Ваня в это время уже был бригадиром, объединив таких же мальчишек, бросивших школу, и двух стариков для усиления. Ему было всего двенадцать лет, но даже пацаны постарше его слушались, признавая его авторитет. Каждый день перед работой утром собирались у конторы, чтоб послушать сводки Совинформбюро или очередную сводку от уполномоченного из района. Оборванные и полуголодные они радовались успехам наших войск на фронте, а после шли на работу, где спрашивали с них, как с настоящих мужиков, не делая никаких поблажек на их возраст.
Голод давал о себе знать и пацаны украдкой ели зерно, убеждённые, что немножко всегда можно.
А потом была победа. И никто в колхозе не работал, а все только ходили из избы в избу, обнимались и плакали. Несмотря на пасмурный день, всем казалось, что в небе сияет яркое солнце. Стали возвращаться домой солдаты.
Весь израненный, но живой приехал и дядя Фёдор. Ванюшка гордился тем, что его дядя был в самом логове фашизма, в Берлине, за что был награждён медалью «За взятие Берлина» и многими медалями, а так же орденом Красной Звезды. Ещё он привёз благодарность от самого маршала Жукова.
Бабушка вставила благодарность в рамку и повесила на видное место на стену. А вот тётя Фёкла мужа с войны не дождалась, её солдат сложил свою голову где-то в боях за Чехословакию. Чуда не произошло хоть она очень на это надеялась.
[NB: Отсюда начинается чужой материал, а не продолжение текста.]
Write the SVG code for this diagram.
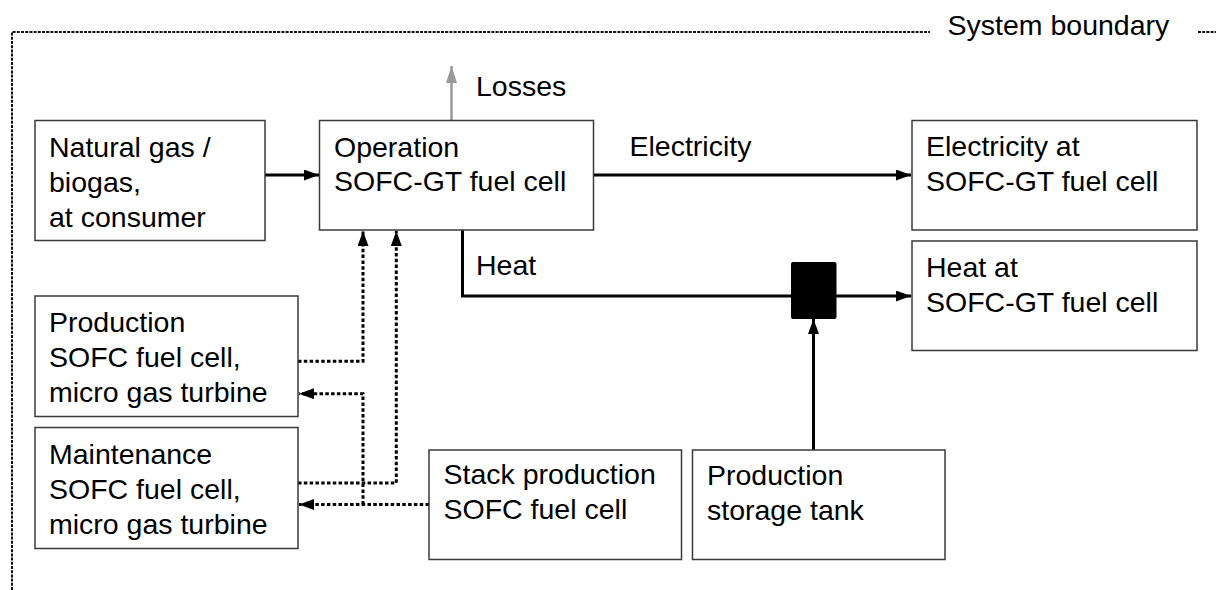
<svg xmlns="http://www.w3.org/2000/svg" width="1216" height="590" viewBox="0 0 1216 590">
<defs>
<style>
.box{fill:#fff;stroke:#3a3a3a;stroke-width:1.5}
.t{font-family:"Liberation Sans",Arial,sans-serif;font-size:28.5px;fill:#000}
.solid{fill:none;stroke:#000;stroke-width:3}
.dot{fill:none;stroke:#000;stroke-width:3;stroke-dasharray:3.5 2.3}
.loss{fill:none;stroke:#999;stroke-width:2.5}
.bound{fill:none;stroke:#111;stroke-width:2;stroke-dasharray:3 1.2}
</style>
<marker id="ah" markerUnits="userSpaceOnUse" markerWidth="15" markerHeight="11" refX="15" refY="5.5" orient="auto"><path d="M0,0 L15,5.5 L0,11 z" fill="#000"/></marker>
<marker id="ahg" markerUnits="userSpaceOnUse" markerWidth="17" markerHeight="11" refX="17" refY="5.5" orient="auto"><path d="M0,0 L17,5.5 L0,11 z" fill="#999"/></marker>
</defs>
<g id="boundary">
<path class="bound" d="M12,590 V32 H930"/>
<path class="bound" d="M1198,32 H1216"/>
<text class="t" x="947.5" y="35">System boundary</text>
</g>
<g id="connectors">
<path class="solid" d="M265,175 H319" marker-end="url(#ah)"/>
<path class="solid" d="M594,175 H911" marker-end="url(#ah)"/>
<path class="loss" d="M451.5,120 V66" marker-end="url(#ahg)"/>
<path class="solid" d="M462.5,230 V296 H791"/>
<path class="solid" d="M836,296 H911" marker-end="url(#ah)"/>
<path class="solid" d="M813.5,450 V319" marker-end="url(#ah)"/>
<path class="dot" d="M298,361.3 H363 V231" marker-end="url(#ah)"/>
<path class="dot" d="M298,483 H396.3 V231" marker-end="url(#ah)"/>
<path class="dot" d="M429,504.5 H299" marker-end="url(#ah)"/>
<path class="dot" d="M363,504.5 V393.7 H299" marker-end="url(#ah)"/>
<text class="t" x="629.5" y="156">Electricity</text>
<text class="t" x="476" y="96">Losses</text>
<text class="t" x="476" y="275">Heat</text>
</g>
<g id="mixer"><rect x="791" y="262" width="45.5" height="57" rx="2" fill="#000"/></g>
<g id="natural-gas">
<rect class="box" x="35" y="120.5" width="230" height="120"/>
<text class="t" x="49" y="157">Natural gas /</text>
<text class="t" x="49" y="192">biogas,</text>
<text class="t" x="49" y="227">at consumer</text>
</g>
<g id="operation">
<rect class="box" x="319.5" y="120.5" width="274" height="109.5"/>
<text class="t" x="334" y="157">Operation</text>
<text class="t" x="334" y="191">SOFC-GT fuel cell</text>
</g>
<g id="electricity">
<rect class="box" x="912" y="120.5" width="285" height="109.5"/>
<text class="t" x="926" y="156">Electricity at</text>
<text class="t" x="926" y="191">SOFC-GT fuel cell</text>
</g>
<g id="heat">
<rect class="box" x="912" y="241" width="285" height="109.5"/>
<text class="t" x="926" y="277">Heat at</text>
<text class="t" x="926" y="312">SOFC-GT fuel cell</text>
</g>
<g id="production">
<rect class="box" x="35" y="296" width="263" height="120.5"/>
<text class="t" x="49" y="332">Production</text>
<text class="t" x="49" y="367">SOFC fuel cell,</text>
<text class="t" x="49" y="402">micro gas turbine</text>
</g>
<g id="maintenance">
<rect class="box" x="35" y="427.5" width="263" height="121"/>
<text class="t" x="49" y="464">Maintenance</text>
<text class="t" x="49" y="499">SOFC fuel cell,</text>
<text class="t" x="49" y="534">micro gas turbine</text>
</g>
<g id="stack-production">
<rect class="box" x="429" y="450" width="252.5" height="109.5"/>
<text class="t" x="443.5" y="484">Stack production</text>
<text class="t" x="443.5" y="519">SOFC fuel cell</text>
</g>
<g id="storage-tank">
<rect class="box" x="692.5" y="450" width="252.5" height="109.5"/>
<text class="t" x="707" y="485">Production</text>
<text class="t" x="707" y="520">storage tank</text>
</g>
</svg>
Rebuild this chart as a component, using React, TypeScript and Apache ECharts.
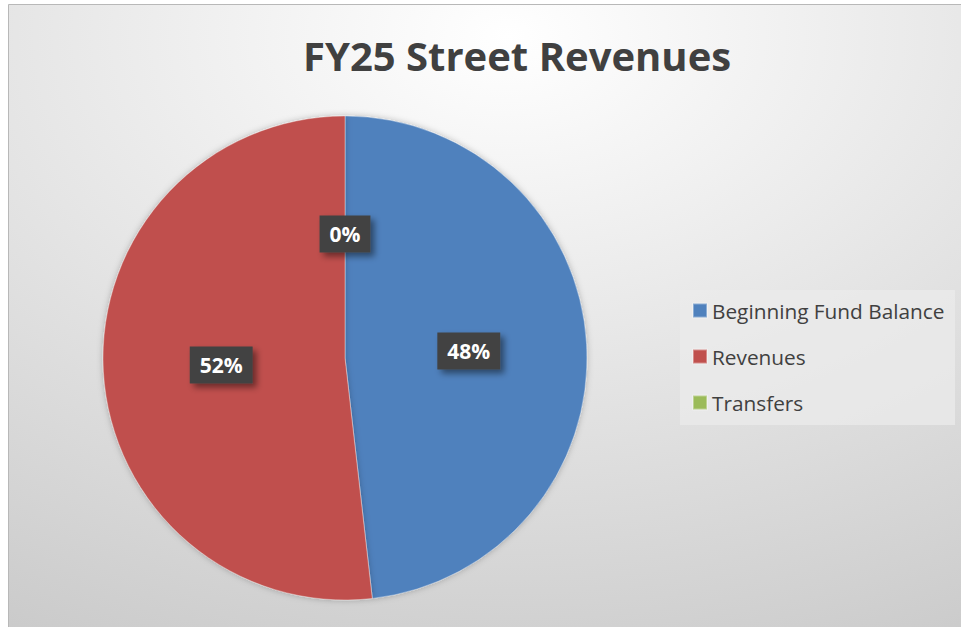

Через некоторое время в клубе состоялся большой праздник, на котором чествовали уже не солдат, а тех, кто в годы войны работал в тылу, не покладая рук. Среди взрослых, награждённых медалью за свой труд во время войны, был и Ванюшка. Иван Васильевич Борисов. Мой отец, которому на тот момент было всего четырнадцать лет.